* START *

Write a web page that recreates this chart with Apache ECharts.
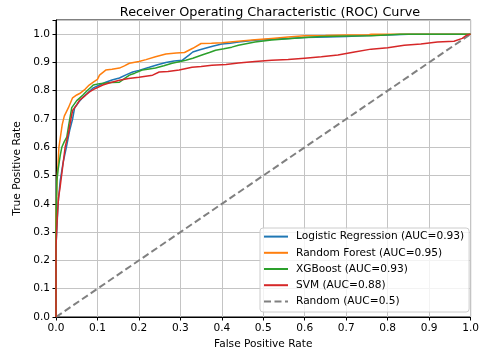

* END *
* START *

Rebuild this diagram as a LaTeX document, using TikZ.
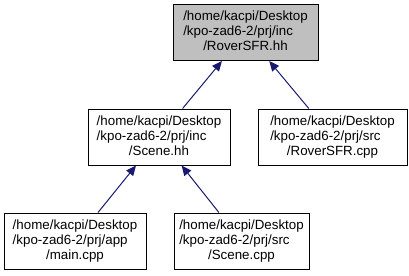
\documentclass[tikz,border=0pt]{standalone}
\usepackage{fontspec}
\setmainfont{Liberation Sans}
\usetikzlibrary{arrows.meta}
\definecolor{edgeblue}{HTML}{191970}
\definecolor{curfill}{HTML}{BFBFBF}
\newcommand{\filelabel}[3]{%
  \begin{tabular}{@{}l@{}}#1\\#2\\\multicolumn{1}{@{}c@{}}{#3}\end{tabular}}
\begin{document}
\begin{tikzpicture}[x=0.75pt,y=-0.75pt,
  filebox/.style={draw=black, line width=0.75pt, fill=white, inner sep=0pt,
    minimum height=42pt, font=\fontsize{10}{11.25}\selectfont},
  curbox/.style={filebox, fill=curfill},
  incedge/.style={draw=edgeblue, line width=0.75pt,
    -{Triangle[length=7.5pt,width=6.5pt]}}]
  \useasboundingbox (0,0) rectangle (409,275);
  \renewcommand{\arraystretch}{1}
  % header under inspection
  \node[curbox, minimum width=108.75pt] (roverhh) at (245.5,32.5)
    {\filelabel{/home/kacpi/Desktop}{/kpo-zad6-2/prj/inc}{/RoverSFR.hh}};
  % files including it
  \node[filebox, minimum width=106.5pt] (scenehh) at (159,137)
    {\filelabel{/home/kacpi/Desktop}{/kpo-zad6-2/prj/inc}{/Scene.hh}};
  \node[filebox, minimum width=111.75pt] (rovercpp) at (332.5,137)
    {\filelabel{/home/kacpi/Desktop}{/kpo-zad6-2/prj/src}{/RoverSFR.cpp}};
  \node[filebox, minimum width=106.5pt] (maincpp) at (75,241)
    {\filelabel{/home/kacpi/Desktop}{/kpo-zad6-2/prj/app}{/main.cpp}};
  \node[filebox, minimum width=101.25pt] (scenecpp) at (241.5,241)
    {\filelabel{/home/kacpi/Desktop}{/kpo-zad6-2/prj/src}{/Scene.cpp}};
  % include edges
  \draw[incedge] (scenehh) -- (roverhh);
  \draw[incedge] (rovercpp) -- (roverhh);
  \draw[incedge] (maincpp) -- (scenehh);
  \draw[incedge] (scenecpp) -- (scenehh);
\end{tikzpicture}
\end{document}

* END *

**The task:**
Which lines hold the word "this"? Return all of them from the records above.

**Finished answer:**
Write a web page that recreates this chart with Apache ECharts.
Rebuild this diagram as a LaTeX document, using TikZ.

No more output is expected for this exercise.